Debt to Income Ratio vs. Credit Utilization Ratio

credit utilization

Debt to income ratio and credit utilization ratio; why do these two things matter and what do they mean? Both can impact what kind of loans or credit cards you are approved for, but only one will affect your credit score. Nevertheless, they are both used as indicators to creditors looking to determine whether or not you are able to take on additional financial obligations. Therefore, both of these should be taken into consideration when creating your financial plan.

Debt to Income Ratio

Your debt to income ratio (DTI) is calculated by dividing the total amount of your monthly payments by your gross monthly income. This will tell you what percentage of your monthly income is used to pay your monthly debt payments.
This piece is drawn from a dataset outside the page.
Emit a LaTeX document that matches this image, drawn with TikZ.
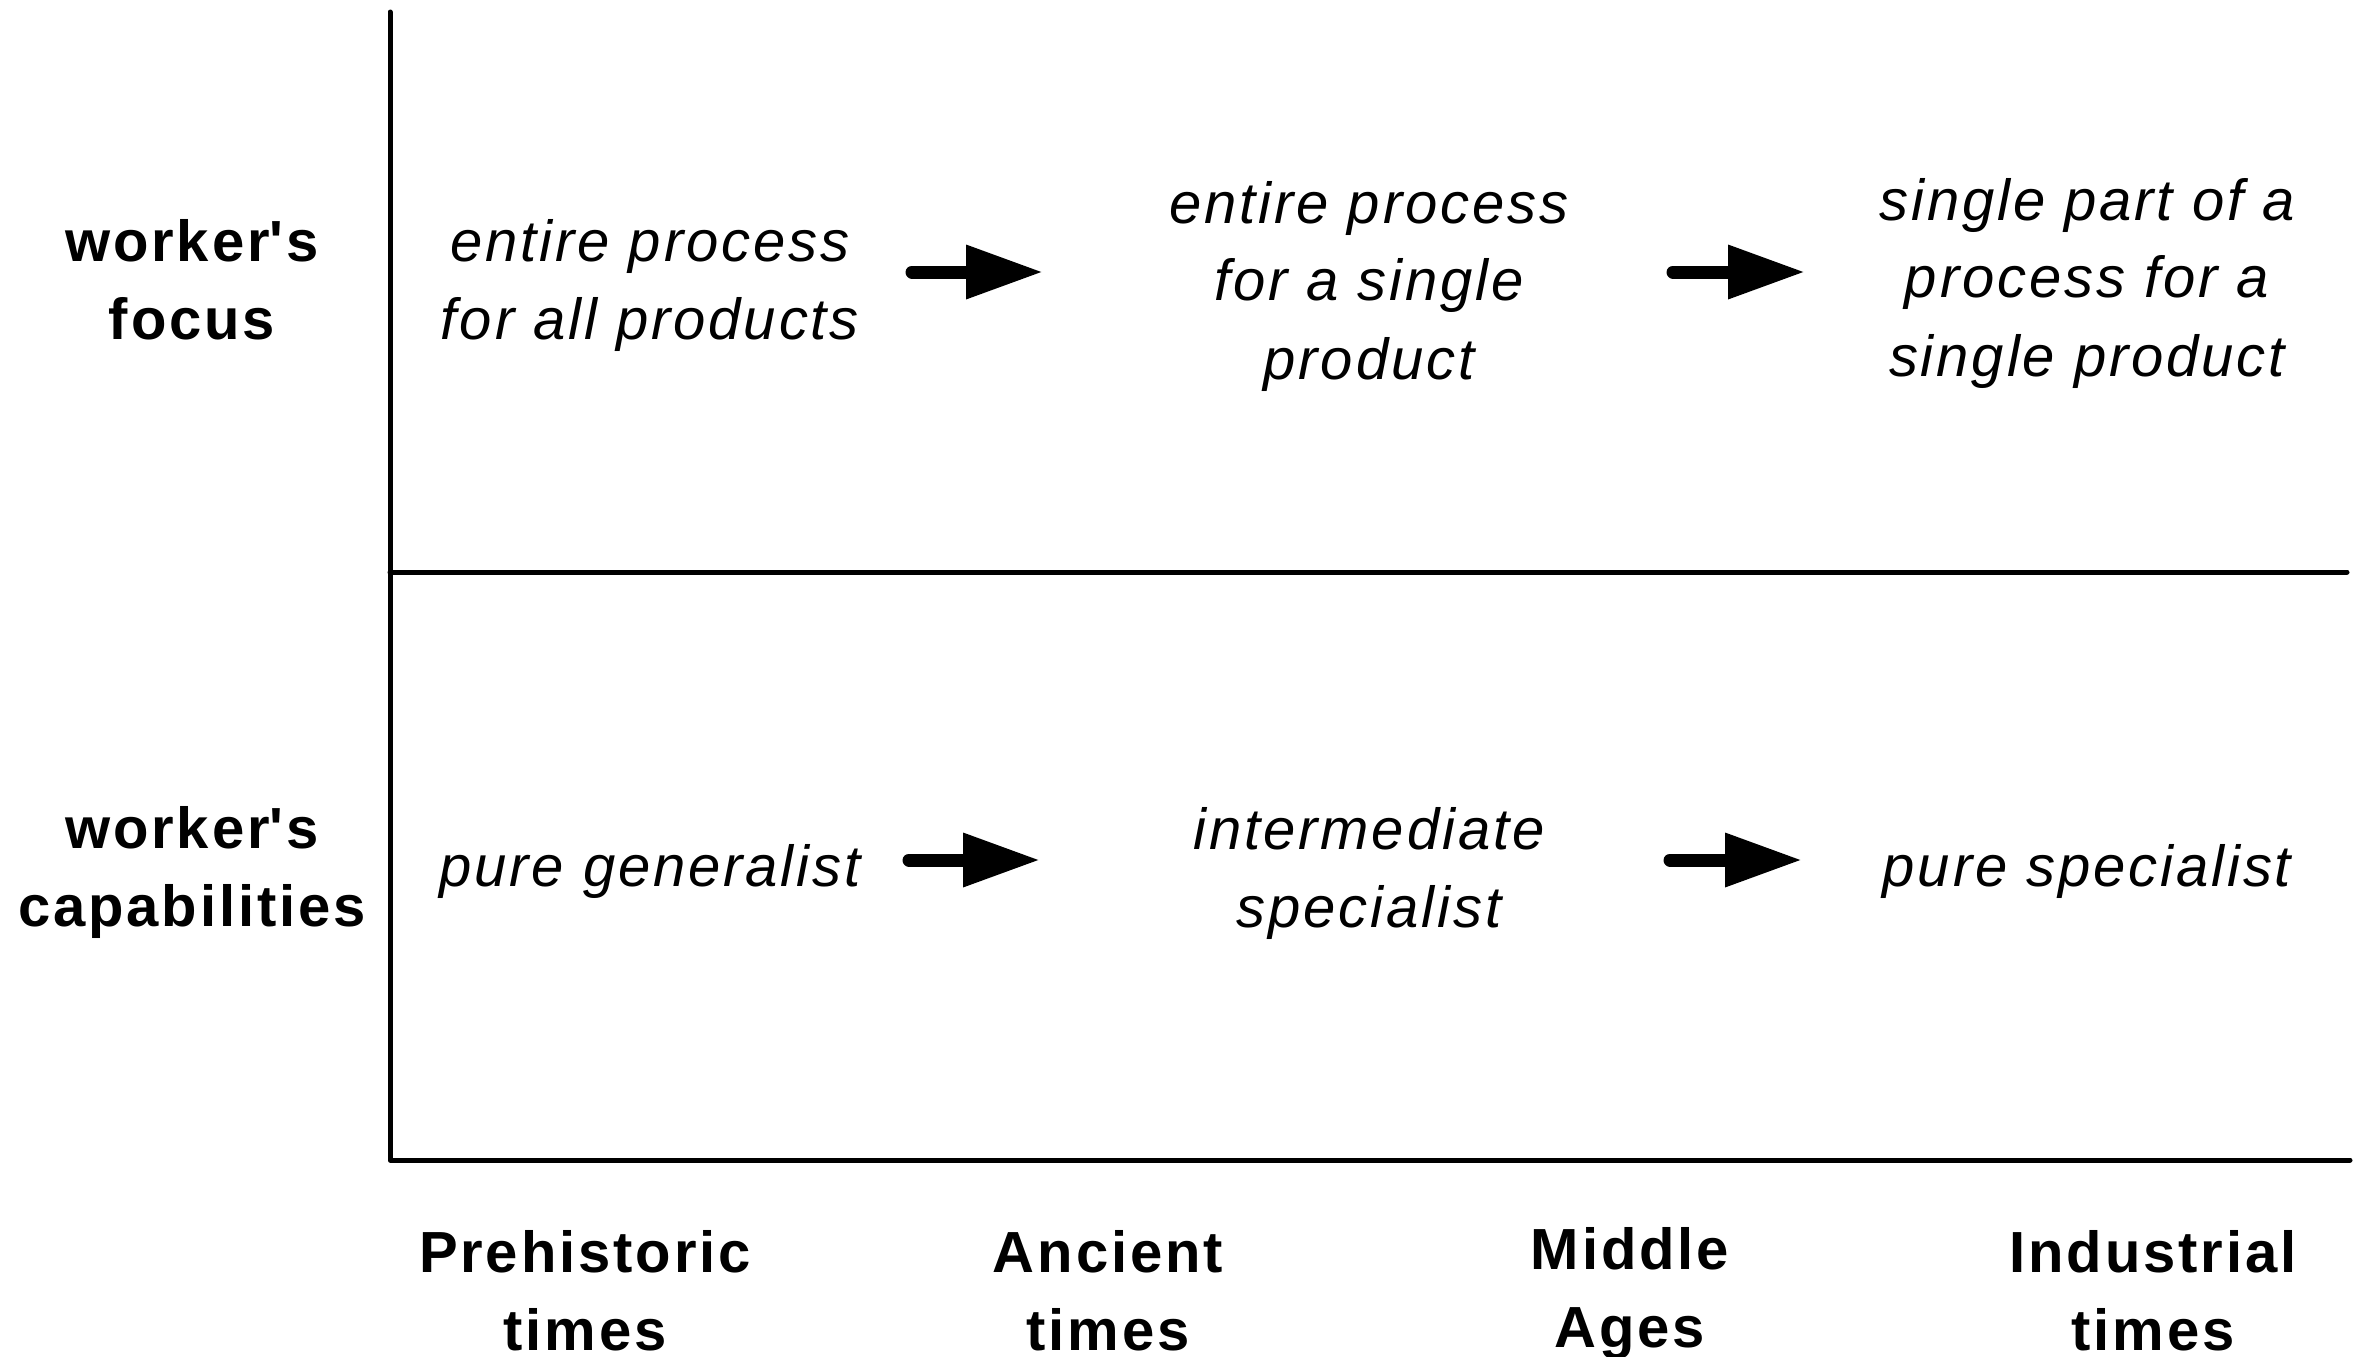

For example, if your recurring monthly debt is $2,000 a month and your gross monthly income is $6,000, your DTI would be $2,000 ÷ $6,000 = 0.33 or 33%.
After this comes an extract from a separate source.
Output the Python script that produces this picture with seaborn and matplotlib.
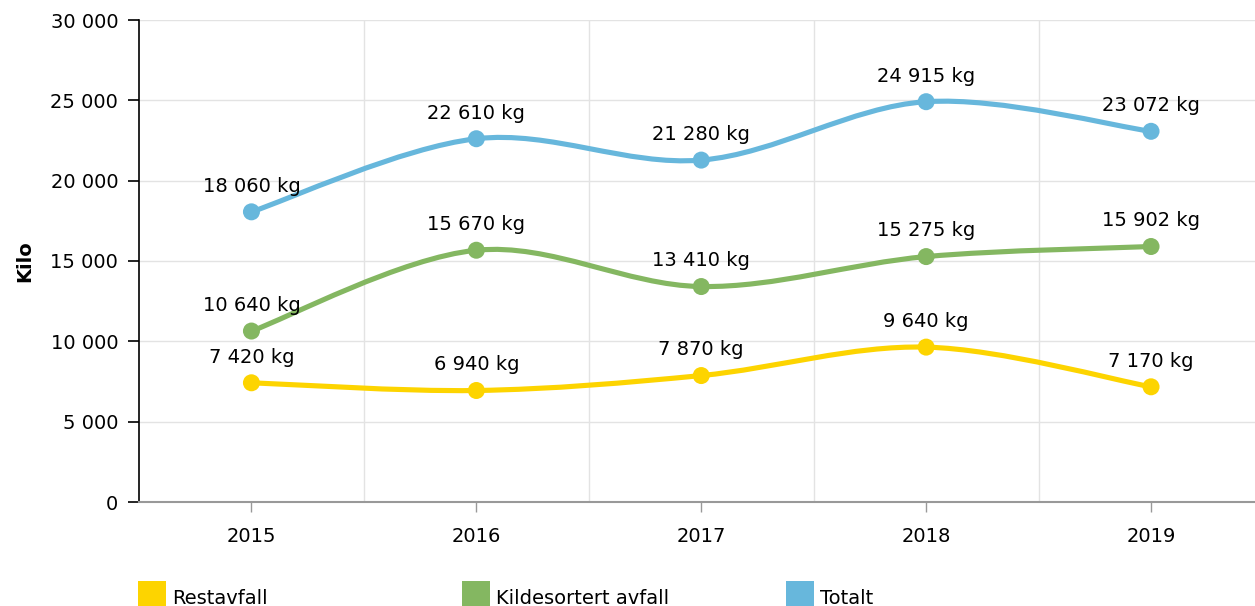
import matplotlib
matplotlib.use("Agg")
import matplotlib.pyplot as plt
import seaborn as sns
import numpy as np
import pandas as pd
from matplotlib.path import Path
from matplotlib.patches import PathPatch, Rectangle
from matplotlib.ticker import FuncFormatter, MultipleLocator

# Data
years = ["2015", "2016", "2017", "2018", "2019"]
series_names = ["Restavfall", "Kildesortert avfall", "Totalt"]
restavfall = [7420, 6940, 7870, 9640, 7170]
kildesortert = [10640, 15670, 13410, 15275, 15902]
totalt = [18060, 22610, 21280, 24915, 23072]
colors = ["#fdd400", "#84b761", "#67b7dc"]

values = [restavfall, kildesortert, totalt]

df = pd.DataFrame({
    "year": np.tile(np.arange(len(years)), len(series_names)),
    "kg": np.concatenate(values),
    "serie": np.repeat(series_names, len(years)),
})

sns.set_theme(style="white")
plt.rcParams["font.family"] = ["DejaVu Sans"]
FS = 14

W, H = 1255, 606
fig = plt.figure(figsize=(W / 100, H / 100), dpi=100)
ax = fig.add_axes([139 / W, (H - 502) / H, 1116 / W, 482 / H])


def smooth_path(xs, ys):
    # Catmull-Rom segments written as cubic Bezier curves
    pts = list(zip(xs, ys))
    verts = [pts[0]]
    codes = [Path.MOVETO]
    n = len(pts)
    for i in range(n - 1):
        p0 = pts[i - 1] if i > 0 else pts[i]
        p1 = pts[i]
        p2 = pts[i + 1]
        p3 = pts[i + 2] if i < n - 2 else pts[i + 1]
        c1 = (p1[0] + (p2[0] - p0[0]) / 6, p1[1] + (p2[1] - p0[1]) / 6)
        c2 = (p2[0] - (p3[0] - p1[0]) / 6, p2[1] - (p3[1] - p1[1]) / 6)
        verts += [c1, c2, p2]
        codes += [Path.CURVE4] * 3
    return Path(verts, codes)


xs = np.arange(len(years))
for vals, col in zip(values, colors):
    ax.add_patch(PathPatch(smooth_path(xs, vals), facecolor="none",
                           edgecolor=col, lw=3.7, zorder=3, capstyle="round"))

sns.scatterplot(data=df, x="year", y="kg", hue="serie", palette=colors,
                s=150, edgecolor="none", linewidth=0, zorder=4,
                legend=False, ax=ax)

for vals in values:
    for x, v in zip(xs, vals):
        ax.annotate(f"{v:,} kg".replace(",", " "), (x, v), xytext=(0, 14.5),
                    textcoords="offset points", ha="center", va="baseline",
                    fontsize=FS, color="#000000", zorder=5)

# Axes styling
ax.yaxis.set_major_locator(MultipleLocator(5000))
ax.yaxis.set_major_formatter(FuncFormatter(lambda v, p: f"{v:,.0f}".replace(",", " ")))
ax.set_xticks(xs)
ax.set_xticklabels(years)
ax.set_xticks(xs[:-1] + 0.5, minor=True)
ax.set_xlim(-0.5, (W - 251) / 225)
ax.set_ylim(0, 30000)

ax.grid(False)
ax.grid(axis="y", which="major", color="#e3e3e3", lw=1.0, zorder=0)
ax.grid(axis="x", which="minor", color="#e3e3e3", lw=1.0, zorder=0)
ax.set_axisbelow(True)

for side in ["top", "right"]:
    ax.spines[side].set_visible(False)
ax.spines["left"].set_color("#000000")
ax.spines["left"].set_linewidth(1.2)
ax.spines["bottom"].set_color("#999999")
ax.spines["bottom"].set_linewidth(1.5)

ax.tick_params(axis="y", which="major", left=True, length=8, width=1.2,
               color="#000000", pad=7, labelsize=FS, labelcolor="#000000")
ax.tick_params(axis="x", which="major", bottom=True, length=7.5, width=1.0,
               color="#999999", pad=10.5, labelsize=FS, labelcolor="#000000")
ax.tick_params(axis="x", which="minor", bottom=False, length=0)

ax.set_xlabel("")
ax.set_ylabel("Kilo", fontsize=FS, fontweight="bold", color="#000000")
ax.yaxis.set_label_coords((34 - 139) / 1116, 0.5)

# Legend along the bottom edge
for i, (name, col) in enumerate(zip(series_names, colors)):
    x0 = 138 + 324 * i
    fig.add_artist(Rectangle((x0 / W, -3 / H), 28 / W, 28 / H,
                             transform=fig.transFigure, facecolor=col,
                             edgecolor="none"))
    fig.text((x0 + 34) / W, 2 / H, name, fontsize=FS, va="baseline",
             ha="left", color="#000000")

fig.savefig("out.png", dpi=100)
plt.close(fig)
While DTI is not a factor taken into account for your credit score, lenders will look at this percentage to assess whether or not a borrower is able to repay a loan. A high DTI may indicate that the borrower would be overextended if they incurred additional monthly payments. 

Before applying for a loan or new line of credit, it is good to calculate your DTI and if it is above 40%, find ways to improve it. There is no magic number for what lenders and creditors will accept, as the threshold will vary. But, keeping it below 28% is a good goal. However, lenders may make exceptions depending on a number of factors, like the type of loan, the borrower’s credit score, savings, assets, and down payment may also come into play.

Credit Utilization Ratio

Your credit utilization ratio, also known as credit utilization rate, is calculated by dividing the amount of revolving credit you are using by the amount of revolving credit that is available to you. For example, if you have a total of $7,000 available to you in credit and owe $1,500 on your revolving accounts, your credit utilization ratio would be $1,500 ÷ $7,000 = 0.21 or 21%. 
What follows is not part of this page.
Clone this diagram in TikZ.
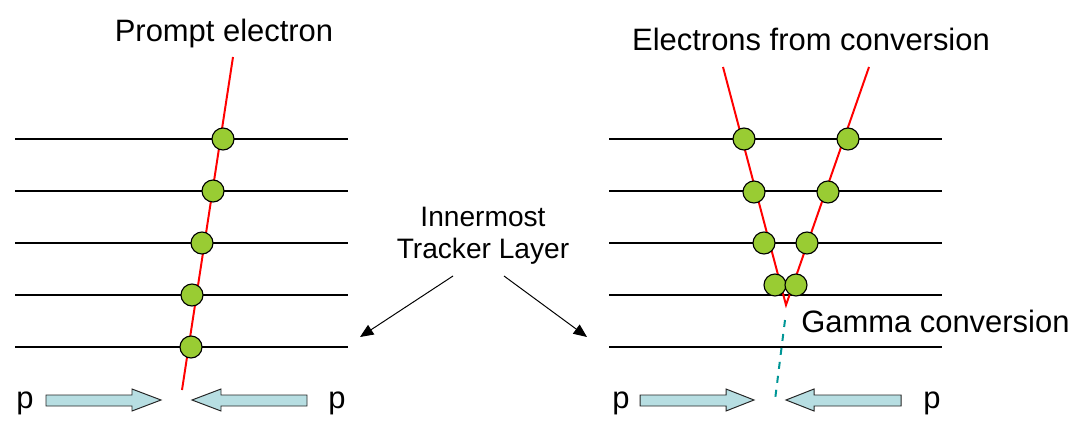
\documentclass[tikz,border=0pt]{standalone}
\usepackage{fontspec}
\setmainfont{Liberation Sans}
\usetikzlibrary{arrows.meta}
\definecolor{hitgreen}{RGB}{153,204,51}
\definecolor{beamblue}{RGB}{183,222,226}
\definecolor{gammateal}{RGB}{0,150,150}

\begin{document}
\begin{tikzpicture}[x=0.025cm,y=-0.025cm,
    layer/.style={line width=1.7pt},
    track/.style={red,line width=1.4pt},
    hit/.style={circle,draw,fill=hitgreen,line width=0.8pt,minimum size=0.55cm,inner sep=0pt},
    beam/.style={draw=black!85,fill=beamblue,line width=0.7pt},
    gamma/.style={gammateal,line width=1.4pt,dash pattern=on 5pt off 5pt},
    lbl/.style={font=\fontsize{22}{26}\selectfont,inner sep=0pt},
    small/.style={font=\fontsize{20}{23}\selectfont,inner sep=0pt},
    ptr/.style={line width=0.7pt,-{Triangle[length=9.5pt,width=8pt]}}]
    \useasboundingbox (0,0) rectangle (1083,433);

    % tracker layers
    \foreach \y in {139,191,243,295,347} {
        \draw[layer] (15,\y) -- (348,\y);
        \draw[layer] (609,\y) -- (942,\y);
    }

    % prompt electron
    \coordinate (pTop) at (233,57);
    \coordinate (pEnd) at (182,390);
    \draw[track] (pTop) -- (pEnd);
    \node[hit] (l1) at (223,139) {};
    \node[hit] (l2) at (213,191) {};
    \node[hit] (l3) at (202,243) {};
    \node[hit] (l4) at (192,295) {};
    \node[hit] (l5) at (191,347) {};

    % conversion pair
    \coordinate (vtx) at (786,305);
    \coordinate (aTop) at (723,67);
    \coordinate (bTop) at (869,67);
    \coordinate (gBeg) at (785,320);
    \coordinate (gEnd) at (775,400);
    \draw[gamma] (gBeg) -- (gEnd);
    \draw[track] (aTop) -- (vtx) -- (bTop);
    \node[hit] (a1) at (744,139) {};
    \node[hit] (a2) at (754,192) {};
    \node[hit] (a3) at (764,243) {};
    \node[hit] (a4) at (775,285) {};
    \node[hit] (b1) at (848,139) {};
    \node[hit] (b2) at (828,192) {};
    \node[hit] (b3) at (807,243) {};
    \node[hit] (b4) at (796,285) {};

    % proton beams
    \foreach \a/\b/\c in {46/132/161, 307/221/192, 640/726/754, 901/814/786}
        \draw[beam] (\a,395) -- (\b,395) -- (\b,389) -- (\c,400) -- (\b,411) -- (\b,406) -- (\a,406) -- cycle;
    \node[lbl,anchor=base] (p1) at (25,408) {p};
    \node[lbl,anchor=base] (p2) at (337,408) {p};
    \node[lbl,anchor=base] (p3) at (621,408) {p};
    \node[lbl,anchor=base] (p4) at (932,408) {p};

    % labels
    \node[lbl,anchor=base] (prompt) at (224,42) {Prompt electron};
    \node[lbl,anchor=base] (pair) at (811,51) {Electrons from conversion};
    \node[lbl,anchor=base west] (conv) at (801,332) {Gamma conversion};
    \node[small,anchor=base] (inner) at (483,226) {Innermost};
    \node[small,anchor=base] (tracker) at (483,258) {Tracker Layer};

    \coordinate (tl) at (453,276);
    \coordinate (tr) at (504,276);
    \coordinate (hl) at (360,337);
    \coordinate (hr) at (587,337);
    \draw[ptr] (tl) -- (hl);
    \draw[ptr] (tr) -- (hr);
\end{tikzpicture}
\end{document}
Keep in mind, according to the credit scoring models of the three major credit bureaus, your credit utilization ratio can impact up to 30% of your credit score and is one of the most influential factors. The quickest way to improve your credit utilization ratio and boost your credit score is to pay down your credit card balances. However, if you have the time, making consistent payments over a period of time, like 12 months, would have a greater impact to improve your credit score. Improving your credit utilization ratio will also help your DTI. 

If you are trying to get approved for a loan or credit, these two factors not only have a significant impact, they are often the most feasible for you to work on. Another thing to be aware of is it can take some time for debt repayments to be reflected in your credit report. The key is to be patient and don’t expect to see results immediately. You can access your credit reports for free at to see what is currently in your credit file from the top 3 credit bureaus, TransUnion, Experian, and Equifax.